Default:: 2024-11-10

Creator (Creator) op('safety_check').par.Creator String

Default:: dotsimulate

Website (Website) op('safety_check').par.Website String

Default:: https://dotsimulate.com

ChatTD Operator (Chattd) op('safety_check').par.Chattd OP

Default:: /dot_lops/ChatTD

Callbacks

Available Callbacks:

onViolation

Example Callback Structure:

def onViolation(info):
# Called when a safety check fails (e.g., toxicity/profanity threshold exceeded)
# info dictionary contains details like:
# - op: The Safety Check operator
# - checkType: 'toxicity' or 'profanity'
# - messageId: ID of the violating message
# - message: Content of the violating message
# - role: Role associated with the message
# - score: The calculated score (toxicity or profanity probability)
# - threshold: The threshold that was exceeded
print(f"Safety violation detected: {info.get('checkType')}")
# Example: op('path/to/notifier').par.Sendmessage.pulse()
pass

Performance Considerations

Performance depends on input text size and enabled checks.
Transformer-based toxicity detection can be resource-intensive.
Analyze only necessary parts of conversations (e.g., last_message) for better performance.
batch update mode might be faster for large inputs.

Usage Examples

Analyzing a Full Conversation

safety_checker = op('safety_check1')
conversation_dat = op('conversation_log') # Assuming this DAT exists

# Connect input
safety_checker.inputConnectors[0].connect(conversation_dat)

# Configure checks
safety_checker.par.Analyzemode = 'full_conversation'
safety_checker.par.Checkmodes = 'toxicity profanity' # Enable both
safety_checker.par.Toxicitythreshold = 0.5
safety_checker.par.Profanitythreshold = 0.6

# Start check
safety_checker.par.Check.pulse()

# View results
# toxicity_results = safety_checker.op('toxicity_table')
# profanity_results = safety_checker.op('profanity_table')

Using Callbacks for Violations

# 1. Create a Text DAT (e.g., 'safety_callbacks')
# 2. Add the onViolation function (see Callbacks section above)

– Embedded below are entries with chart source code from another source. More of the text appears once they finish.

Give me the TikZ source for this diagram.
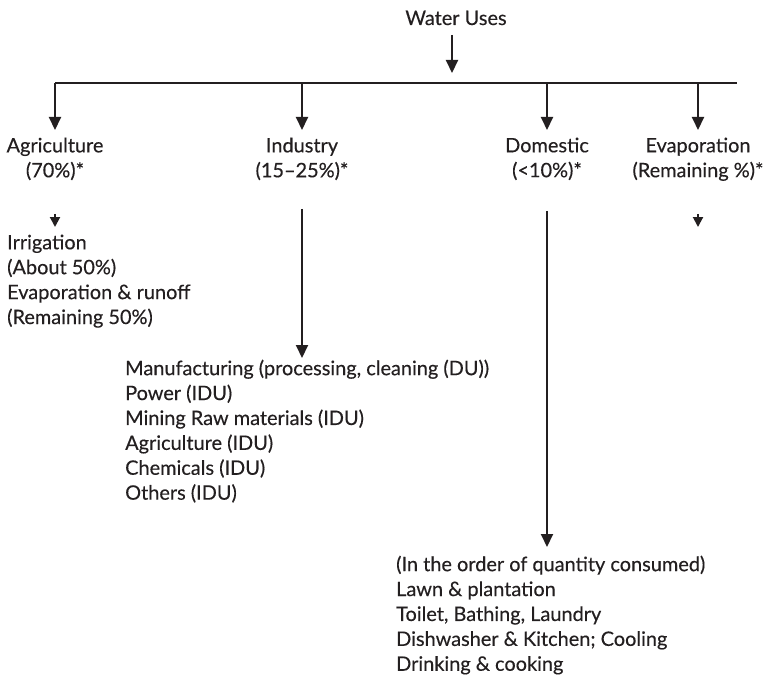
\documentclass[tikz,border=0pt]{standalone}
\usepackage{fontspec}
\setmainfont{Lato}[FakeBold=0.3]
\usepackage{xcolor}
\usetikzlibrary{arrows.meta}
\definecolor{ink}{HTML}{231F20}

\begin{document}
\begin{tikzpicture}[
    x=1bp, y=-1bp,
    every node/.style={inner sep=0pt, text=ink, font=\fontsize{20}{25}\selectfont},
    use/.style={align=center, anchor=north, execute at begin node=\strut},
    list/.style={align=left, anchor=north west, execute at begin node=\strut},
    bar line/.style={draw=ink, line width=2bp},
    normal line/.style={draw=ink, line width=2bp, -{Triangle[length=13bp,width=12bp]}},
    short line/.style={draw=ink, line width=2bp, -{Triangle[length=10bp,width=10bp]}}
  ]
\useasboundingbox (0,0) rectangle (764,682);

\node[anchor=base] (water) at (456,25) {Water Uses};
\coordinate (split) at (452,83);
\coordinate (bar west) at (55,83);
\coordinate (bar east) at (737,83);

% the four uses
\node[use] (agri) at (55,137.5) {Agriculture\\(70\%)*};
\node[use] (ind) at (302,137.5) {Industry\\(15--25\%)*};
\node[use] (dom) at (547,137.5) {Domestic\\(<10\%)*};
\node[use] (evap) at (698,137.5) {Evaporation\\(Remaining \%)*};

% what each use splits into
\node[list] (irr) at (7,234.5) {Irrigation\\(About 50\%)\\Evaporation \& runoff\\(Remaining 50\%)};
\node[list] (indlist) at (125,359.5) {Manufacturing (processing, cleaning (DU))\\Power (IDU)\\Mining Raw materials (IDU)\\Agriculture (IDU)\\Chemicals (IDU)\\Others (IDU)};
\node[list] (domlist) at (396,555.5) {(In the order of quantity consumed)\\Lawn \& plantation\\Toilet, Bathing, Laundry\\Dishwasher \& Kitchen; Cooling\\Drinking \& cooking};
\coordinate (evap end) at (698,227);

\draw[normal line] ([yshift=-10bp]water.base -| split) -- ([yshift=10bp]split);
\draw[bar line] (bar west) -- (bar east);
\draw[normal line] (agri.north |- bar west) -- ([yshift=7.5bp]agri.north);
\draw[normal line] (ind.north |- bar west) -- ([yshift=7.5bp]ind.north);
\draw[normal line] (dom.north |- bar west) -- ([yshift=7.5bp]dom.north);
\draw[normal line] (evap.north |- bar west) -- ([yshift=7.5bp]evap.north);
%
\draw[short line] ([yshift=-29bp]agri.south) -- ([yshift=7.5bp]irr.north -| agri.south);
\draw[normal line] ([yshift=-24bp]ind.south) -- ([yshift=1.5bp]indlist.north -| ind.south);
\draw[normal line] ([yshift=-26bp]dom.south) -- ([yshift=8.5bp]domlist.north -| dom.south);
\draw[short line] ([yshift=-29bp]evap.south) -- (evap end);
\end{tikzpicture}
\end{document}
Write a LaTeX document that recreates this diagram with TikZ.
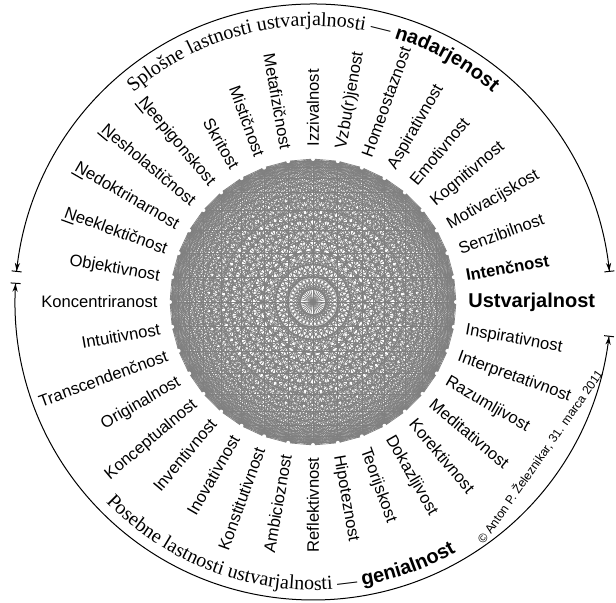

safety_checker = op('safety_check1')

# Configure callbacks
safety_checker.par.Callbackdat = op('safety_callbacks')
safety_checker.par.Onviolation = 1

# Run checks as usual
safety_checker.par.Check.pulse()

# The onViolation function in 'safety_callbacks' DAT will execute if thresholds are met.

Common Use Cases

Moderating chatbots and virtual assistants.
Filtering user-generated content (comments, posts).
Ensuring safety in text-based games or virtual worlds.
Flagging inappropriate language in online communities.